Instructions to follow: Only the lines from the one containing "Reproduce this diagram with TikZ." through the one containing "(g\i) at (241,\yy)" should be duplicated, exactly as they appear. Pictures are to be left out.

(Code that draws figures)
start

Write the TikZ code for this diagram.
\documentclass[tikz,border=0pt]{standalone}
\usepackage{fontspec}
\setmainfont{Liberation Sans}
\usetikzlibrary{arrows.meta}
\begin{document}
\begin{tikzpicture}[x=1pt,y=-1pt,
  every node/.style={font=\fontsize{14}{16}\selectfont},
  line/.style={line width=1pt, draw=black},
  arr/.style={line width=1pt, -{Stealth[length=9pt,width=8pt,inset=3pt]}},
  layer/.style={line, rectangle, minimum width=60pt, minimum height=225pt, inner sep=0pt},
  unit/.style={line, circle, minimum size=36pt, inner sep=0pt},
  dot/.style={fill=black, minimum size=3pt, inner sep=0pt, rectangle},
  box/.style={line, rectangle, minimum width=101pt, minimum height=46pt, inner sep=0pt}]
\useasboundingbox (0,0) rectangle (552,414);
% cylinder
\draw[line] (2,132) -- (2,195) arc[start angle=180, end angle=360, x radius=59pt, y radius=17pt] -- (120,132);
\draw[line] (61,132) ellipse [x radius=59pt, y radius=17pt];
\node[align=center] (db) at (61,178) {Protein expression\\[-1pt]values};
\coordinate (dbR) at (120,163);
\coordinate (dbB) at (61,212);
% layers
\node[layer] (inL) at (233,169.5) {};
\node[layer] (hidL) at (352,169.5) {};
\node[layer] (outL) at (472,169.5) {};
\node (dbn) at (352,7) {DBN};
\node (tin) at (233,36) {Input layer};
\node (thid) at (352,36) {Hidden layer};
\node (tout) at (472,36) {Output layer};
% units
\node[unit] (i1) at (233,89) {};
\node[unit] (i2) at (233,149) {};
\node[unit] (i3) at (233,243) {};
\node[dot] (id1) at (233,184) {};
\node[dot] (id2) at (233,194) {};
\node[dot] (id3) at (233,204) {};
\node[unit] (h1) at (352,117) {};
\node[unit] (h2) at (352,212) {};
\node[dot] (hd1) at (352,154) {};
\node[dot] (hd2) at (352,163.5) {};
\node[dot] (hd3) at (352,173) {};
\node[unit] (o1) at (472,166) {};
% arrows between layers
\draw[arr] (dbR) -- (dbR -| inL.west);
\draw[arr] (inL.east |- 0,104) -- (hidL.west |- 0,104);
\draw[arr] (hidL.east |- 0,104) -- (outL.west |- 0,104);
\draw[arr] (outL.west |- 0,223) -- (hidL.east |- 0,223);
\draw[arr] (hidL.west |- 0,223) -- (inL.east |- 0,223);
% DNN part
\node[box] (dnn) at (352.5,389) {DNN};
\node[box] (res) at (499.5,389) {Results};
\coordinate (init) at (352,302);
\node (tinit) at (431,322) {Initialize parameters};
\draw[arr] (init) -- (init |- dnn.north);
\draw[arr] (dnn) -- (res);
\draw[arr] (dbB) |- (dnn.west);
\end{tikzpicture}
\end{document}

end
start

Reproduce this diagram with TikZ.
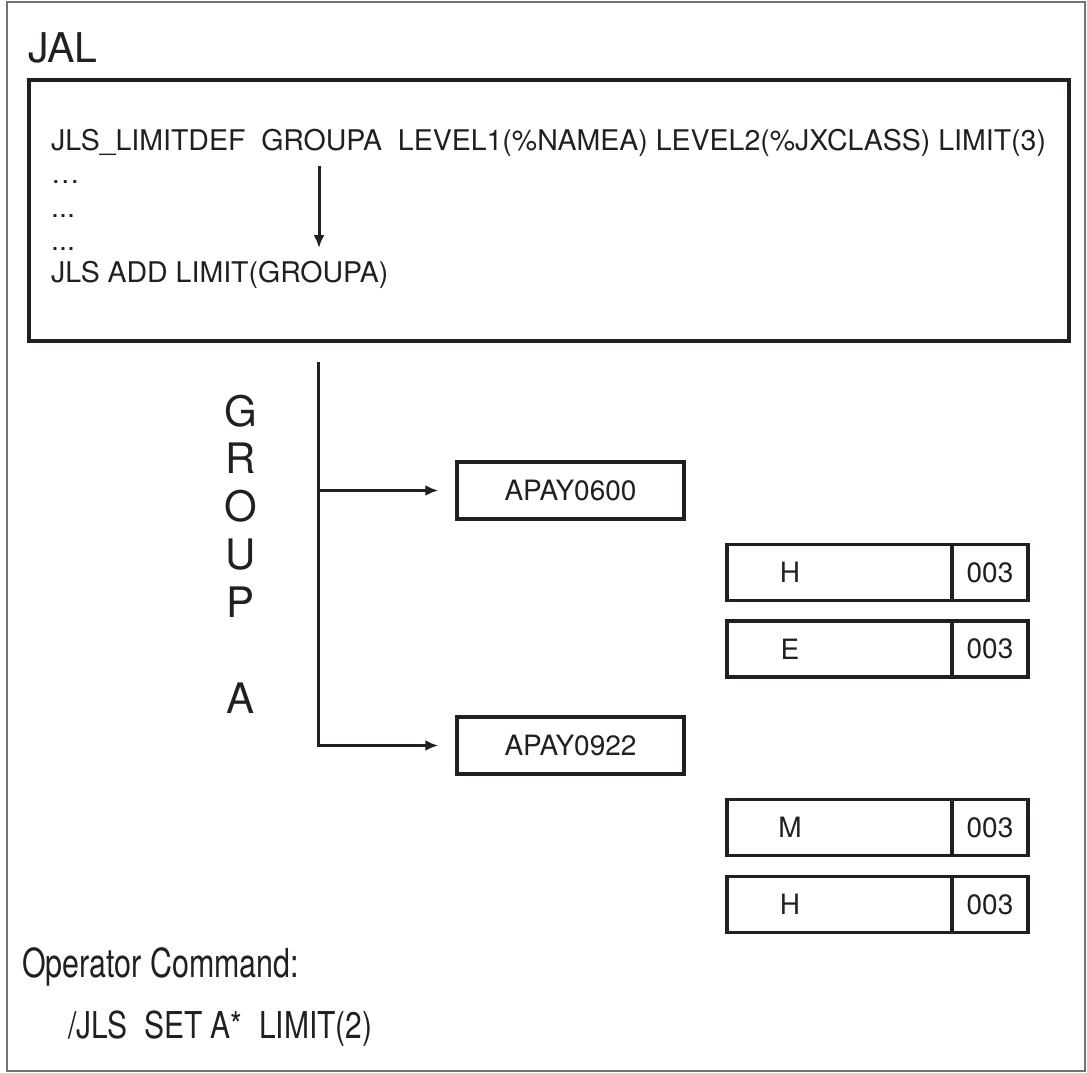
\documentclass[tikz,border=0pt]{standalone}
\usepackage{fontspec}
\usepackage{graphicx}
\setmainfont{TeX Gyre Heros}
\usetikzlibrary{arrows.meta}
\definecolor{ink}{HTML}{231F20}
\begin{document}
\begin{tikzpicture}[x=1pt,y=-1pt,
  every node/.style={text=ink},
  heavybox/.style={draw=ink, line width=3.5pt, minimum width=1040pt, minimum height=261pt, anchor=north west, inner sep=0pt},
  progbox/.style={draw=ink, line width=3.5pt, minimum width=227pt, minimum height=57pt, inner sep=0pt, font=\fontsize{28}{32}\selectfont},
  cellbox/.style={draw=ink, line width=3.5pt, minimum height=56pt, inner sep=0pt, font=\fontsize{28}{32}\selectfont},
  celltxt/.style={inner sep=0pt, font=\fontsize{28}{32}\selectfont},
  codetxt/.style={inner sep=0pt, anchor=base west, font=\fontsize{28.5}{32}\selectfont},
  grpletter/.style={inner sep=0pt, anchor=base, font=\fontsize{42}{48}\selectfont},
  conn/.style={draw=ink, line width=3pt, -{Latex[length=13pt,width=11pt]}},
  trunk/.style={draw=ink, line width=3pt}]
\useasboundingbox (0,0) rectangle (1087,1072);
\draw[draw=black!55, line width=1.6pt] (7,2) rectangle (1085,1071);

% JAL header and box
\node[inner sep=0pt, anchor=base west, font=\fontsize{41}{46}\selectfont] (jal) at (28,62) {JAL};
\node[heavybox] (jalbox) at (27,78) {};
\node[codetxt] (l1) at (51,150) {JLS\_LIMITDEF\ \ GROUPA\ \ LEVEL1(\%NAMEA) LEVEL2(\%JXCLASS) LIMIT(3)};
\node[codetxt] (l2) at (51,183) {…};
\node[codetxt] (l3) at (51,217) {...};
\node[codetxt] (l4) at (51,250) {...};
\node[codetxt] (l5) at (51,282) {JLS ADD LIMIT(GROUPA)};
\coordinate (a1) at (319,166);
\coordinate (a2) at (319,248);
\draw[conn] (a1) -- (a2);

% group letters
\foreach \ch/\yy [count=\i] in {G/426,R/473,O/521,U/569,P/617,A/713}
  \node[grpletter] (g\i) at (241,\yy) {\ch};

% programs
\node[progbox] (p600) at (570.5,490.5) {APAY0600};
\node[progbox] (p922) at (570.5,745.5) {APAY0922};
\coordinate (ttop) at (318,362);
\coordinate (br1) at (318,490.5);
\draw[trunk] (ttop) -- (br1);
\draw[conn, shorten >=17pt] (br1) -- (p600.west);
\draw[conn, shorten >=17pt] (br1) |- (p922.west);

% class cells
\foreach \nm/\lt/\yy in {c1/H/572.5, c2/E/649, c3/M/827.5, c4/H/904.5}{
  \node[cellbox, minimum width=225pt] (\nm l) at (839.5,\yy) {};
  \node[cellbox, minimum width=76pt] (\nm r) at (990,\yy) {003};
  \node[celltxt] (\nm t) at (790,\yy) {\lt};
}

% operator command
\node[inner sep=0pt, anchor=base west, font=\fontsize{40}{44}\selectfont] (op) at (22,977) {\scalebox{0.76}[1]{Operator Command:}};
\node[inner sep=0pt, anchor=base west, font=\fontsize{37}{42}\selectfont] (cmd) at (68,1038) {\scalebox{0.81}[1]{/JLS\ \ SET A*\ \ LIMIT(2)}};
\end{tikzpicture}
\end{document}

end

Result of this exercise:
Reproduce this diagram with TikZ.
\documentclass[tikz,border=0pt]{standalone}
\usepackage{fontspec}
\usepackage{graphicx}
\setmainfont{TeX Gyre Heros}
\usetikzlibrary{arrows.meta}
\definecolor{ink}{HTML}{231F20}
\begin{document}
\begin{tikzpicture}[x=1pt,y=-1pt,
  every node/.style={text=ink},
  heavybox/.style={draw=ink, line width=3.5pt, minimum width=1040pt, minimum height=261pt, anchor=north west, inner sep=0pt},
  progbox/.style={draw=ink, line width=3.5pt, minimum width=227pt, minimum height=57pt, inner sep=0pt, font=\fontsize{28}{32}\selectfont},
  cellbox/.style={draw=ink, line width=3.5pt, minimum height=56pt, inner sep=0pt, font=\fontsize{28}{32}\selectfont},
  celltxt/.style={inner sep=0pt, font=\fontsize{28}{32}\selectfont},
  codetxt/.style={inner sep=0pt, anchor=base west, font=\fontsize{28.5}{32}\selectfont},
  grpletter/.style={inner sep=0pt, anchor=base, font=\fontsize{42}{48}\selectfont},
  conn/.style={draw=ink, line width=3pt, -{Latex[length=13pt,width=11pt]}},
  trunk/.style={draw=ink, line width=3pt}]
\useasboundingbox (0,0) rectangle (1087,1072);
\draw[draw=black!55, line width=1.6pt] (7,2) rectangle (1085,1071);

% JAL header and box
\node[inner sep=0pt, anchor=base west, font=\fontsize{41}{46}\selectfont] (jal) at (28,62) {JAL};
\node[heavybox] (jalbox) at (27,78) {};
\node[codetxt] (l1) at (51,150) {JLS\_LIMITDEF\ \ GROUPA\ \ LEVEL1(\%NAMEA) LEVEL2(\%JXCLASS) LIMIT(3)};
\node[codetxt] (l2) at (51,183) {…};
\node[codetxt] (l3) at (51,217) {...};
\node[codetxt] (l4) at (51,250) {...};
\node[codetxt] (l5) at (51,282) {JLS ADD LIMIT(GROUPA)};
\coordinate (a1) at (319,166);
\coordinate (a2) at (319,248);
\draw[conn] (a1) -- (a2);

% group letters
\foreach \ch/\yy [count=\i] in {G/426,R/473,O/521,U/569,P/617,A/713}
  \node[grpletter] (g\i) at (241,\yy) {\ch};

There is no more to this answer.